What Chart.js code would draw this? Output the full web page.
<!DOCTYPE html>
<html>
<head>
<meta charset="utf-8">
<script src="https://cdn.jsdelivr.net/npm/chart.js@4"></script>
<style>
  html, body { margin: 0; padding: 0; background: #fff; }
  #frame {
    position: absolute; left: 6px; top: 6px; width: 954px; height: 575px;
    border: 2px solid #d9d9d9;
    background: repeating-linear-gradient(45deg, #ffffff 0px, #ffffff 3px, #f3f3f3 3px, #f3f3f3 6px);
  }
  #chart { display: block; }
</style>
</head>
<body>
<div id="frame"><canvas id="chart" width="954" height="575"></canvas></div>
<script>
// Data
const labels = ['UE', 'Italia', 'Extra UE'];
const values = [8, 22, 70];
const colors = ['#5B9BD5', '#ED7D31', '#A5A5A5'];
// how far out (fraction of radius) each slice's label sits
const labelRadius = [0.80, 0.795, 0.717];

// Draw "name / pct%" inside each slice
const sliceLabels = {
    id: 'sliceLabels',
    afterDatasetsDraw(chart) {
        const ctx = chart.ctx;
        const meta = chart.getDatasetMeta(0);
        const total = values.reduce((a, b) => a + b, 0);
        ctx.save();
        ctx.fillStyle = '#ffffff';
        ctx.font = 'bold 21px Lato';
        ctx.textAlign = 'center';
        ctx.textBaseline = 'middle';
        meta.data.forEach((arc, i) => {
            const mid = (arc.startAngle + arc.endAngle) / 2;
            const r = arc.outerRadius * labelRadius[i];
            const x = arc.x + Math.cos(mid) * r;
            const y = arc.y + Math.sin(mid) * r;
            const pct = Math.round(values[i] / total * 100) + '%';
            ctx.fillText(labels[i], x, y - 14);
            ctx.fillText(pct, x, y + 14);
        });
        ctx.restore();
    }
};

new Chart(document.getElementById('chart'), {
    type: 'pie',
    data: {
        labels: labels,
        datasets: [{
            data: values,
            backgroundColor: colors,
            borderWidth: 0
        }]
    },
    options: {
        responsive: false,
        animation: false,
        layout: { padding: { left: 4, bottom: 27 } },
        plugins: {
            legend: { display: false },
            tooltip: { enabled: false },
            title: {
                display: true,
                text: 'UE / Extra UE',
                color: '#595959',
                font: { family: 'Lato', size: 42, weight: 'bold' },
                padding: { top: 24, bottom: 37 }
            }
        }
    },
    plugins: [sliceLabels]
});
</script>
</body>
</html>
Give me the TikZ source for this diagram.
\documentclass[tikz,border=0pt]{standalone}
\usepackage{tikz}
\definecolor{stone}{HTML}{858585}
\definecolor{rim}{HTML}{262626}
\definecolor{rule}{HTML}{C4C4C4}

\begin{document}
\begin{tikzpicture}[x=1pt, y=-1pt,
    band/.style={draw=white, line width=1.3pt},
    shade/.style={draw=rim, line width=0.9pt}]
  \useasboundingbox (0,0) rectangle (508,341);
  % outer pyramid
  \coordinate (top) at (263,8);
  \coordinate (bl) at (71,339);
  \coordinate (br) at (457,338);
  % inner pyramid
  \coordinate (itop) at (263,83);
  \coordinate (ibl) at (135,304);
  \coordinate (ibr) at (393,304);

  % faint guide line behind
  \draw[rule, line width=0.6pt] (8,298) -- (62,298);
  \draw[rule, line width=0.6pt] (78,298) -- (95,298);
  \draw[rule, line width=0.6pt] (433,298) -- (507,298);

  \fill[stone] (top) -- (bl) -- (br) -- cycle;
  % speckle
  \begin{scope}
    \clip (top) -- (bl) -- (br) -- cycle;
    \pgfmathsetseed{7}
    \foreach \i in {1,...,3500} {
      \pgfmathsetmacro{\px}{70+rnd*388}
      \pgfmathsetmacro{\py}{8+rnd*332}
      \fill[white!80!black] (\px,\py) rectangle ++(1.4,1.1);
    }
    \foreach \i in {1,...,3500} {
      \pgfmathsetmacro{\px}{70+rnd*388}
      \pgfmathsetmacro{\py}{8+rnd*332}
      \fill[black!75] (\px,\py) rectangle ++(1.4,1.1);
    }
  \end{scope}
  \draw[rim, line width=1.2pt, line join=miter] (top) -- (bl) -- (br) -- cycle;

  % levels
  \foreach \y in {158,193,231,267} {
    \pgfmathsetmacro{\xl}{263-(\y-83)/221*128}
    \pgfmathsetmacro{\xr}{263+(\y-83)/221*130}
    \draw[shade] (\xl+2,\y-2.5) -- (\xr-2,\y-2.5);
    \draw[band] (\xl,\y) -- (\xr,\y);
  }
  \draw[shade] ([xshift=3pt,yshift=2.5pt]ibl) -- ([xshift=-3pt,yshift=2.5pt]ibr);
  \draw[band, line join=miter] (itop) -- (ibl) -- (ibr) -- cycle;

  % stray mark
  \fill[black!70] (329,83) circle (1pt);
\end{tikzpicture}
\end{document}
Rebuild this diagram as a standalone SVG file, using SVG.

::::::

Task
Extract each line of the listing above, copying it word for word.

In response
What Chart.js code would draw this? Output the full web page.
<!DOCTYPE html>
<html>
<head>
<meta charset="utf-8">
<script src="https://cdn.jsdelivr.net/npm/chart.js@4"></script>
<style>
  html, body { margin: 0; padding: 0; background: #fff; }
  #frame {
    position: absolute; left: 6px; top: 6px; width: 954px; height: 575px;
    border: 2px solid #d9d9d9;
    background: repeating-linear-gradient(45deg, #ffffff 0px, #ffffff 3px, #f3f3f3 3px, #f3f3f3 6px);
  }
  #chart { display: block; }
</style>
</head>
<body>
<div id="frame"><canvas id="chart" width="954" height="575"></canvas></div>
<script>
// Data
const labels = ['UE', 'Italia', 'Extra UE'];
const values = [8, 22, 70];
const colors = ['#5B9BD5', '#ED7D31', '#A5A5A5'];
// how far out (fraction of radius) each slice's label sits
const labelRadius = [0.80, 0.795, 0.717];

// Draw "name / pct%" inside each slice
const sliceLabels = {
    id: 'sliceLabels',
    afterDatasetsDraw(chart) {
        const ctx = chart.ctx;
        const meta = chart.getDatasetMeta(0);
        const total = values.reduce((a, b) => a + b, 0);
        ctx.save();
        ctx.fillStyle = '#ffffff';
        ctx.font = 'bold 21px Lato';
        ctx.textAlign = 'center';
        ctx.textBaseline = 'middle';
        meta.data.forEach((arc, i) => {
            const mid = (arc.startAngle + arc.endAngle) / 2;
            const r = arc.outerRadius * labelRadius[i];
            const x = arc.x + Math.cos(mid) * r;
            const y = arc.y + Math.sin(mid) * r;
            const pct = Math.round(values[i] / total * 100) + '%';
            ctx.fillText(labels[i], x, y - 14);
            ctx.fillText(pct, x, y + 14);
        });
        ctx.restore();
    }
};

new Chart(document.getElementById('chart'), {
    type: 'pie',
    data: {
        labels: labels,
        datasets: [{
            data: values,
            backgroundColor: colors,
            borderWidth: 0
        }]
    },
    options: {
        responsive: false,
        animation: false,
        layout: { padding: { left: 4, bottom: 27 } },
        plugins: {
            legend: { display: false },
            tooltip: { enabled: false },
            title: {
                display: true,
                text: 'UE / Extra UE',
                color: '#595959',
                font: { family: 'Lato', size: 42, weight: 'bold' },
                padding: { top: 24, bottom: 37 }
            }
        }
    },
    plugins: [sliceLabels]
});
</script>
</body>
</html>
Give me the TikZ source for this diagram.
\documentclass[tikz,border=0pt]{standalone}
\usepackage{tikz}
\definecolor{stone}{HTML}{858585}
\definecolor{rim}{HTML}{262626}
\definecolor{rule}{HTML}{C4C4C4}

\begin{document}
\begin{tikzpicture}[x=1pt, y=-1pt,
    band/.style={draw=white, line width=1.3pt},
    shade/.style={draw=rim, line width=0.9pt}]
  \useasboundingbox (0,0) rectangle (508,341);
  % outer pyramid
  \coordinate (top) at (263,8);
  \coordinate (bl) at (71,339);
  \coordinate (br) at (457,338);
  % inner pyramid
  \coordinate (itop) at (263,83);
  \coordinate (ibl) at (135,304);
  \coordinate (ibr) at (393,304);

  % faint guide line behind
  \draw[rule, line width=0.6pt] (8,298) -- (62,298);
  \draw[rule, line width=0.6pt] (78,298) -- (95,298);
  \draw[rule, line width=0.6pt] (433,298) -- (507,298);

  \fill[stone] (top) -- (bl) -- (br) -- cycle;
  % speckle
  \begin{scope}
    \clip (top) -- (bl) -- (br) -- cycle;
    \pgfmathsetseed{7}
    \foreach \i in {1,...,3500} {
      \pgfmathsetmacro{\px}{70+rnd*388}
      \pgfmathsetmacro{\py}{8+rnd*332}
      \fill[white!80!black] (\px,\py) rectangle ++(1.4,1.1);
    }
    \foreach \i in {1,...,3500} {
      \pgfmathsetmacro{\px}{70+rnd*388}
      \pgfmathsetmacro{\py}{8+rnd*332}
      \fill[black!75] (\px,\py) rectangle ++(1.4,1.1);
    }
  \end{scope}
  \draw[rim, line width=1.2pt, line join=miter] (top) -- (bl) -- (br) -- cycle;

  % levels
  \foreach \y in {158,193,231,267} {
    \pgfmathsetmacro{\xl}{263-(\y-83)/221*128}
    \pgfmathsetmacro{\xr}{263+(\y-83)/221*130}
    \draw[shade] (\xl+2,\y-2.5) -- (\xr-2,\y-2.5);
    \draw[band] (\xl,\y) -- (\xr,\y);
  }
  \draw[shade] ([xshift=3pt,yshift=2.5pt]ibl) -- ([xshift=-3pt,yshift=2.5pt]ibr);
  \draw[band, line join=miter] (itop) -- (ibl) -- (ibr) -- cycle;

  % stray mark
  \fill[black!70] (329,83) circle (1pt);
\end{tikzpicture}
\end{document}
Rebuild this diagram as a standalone SVG file, using SVG.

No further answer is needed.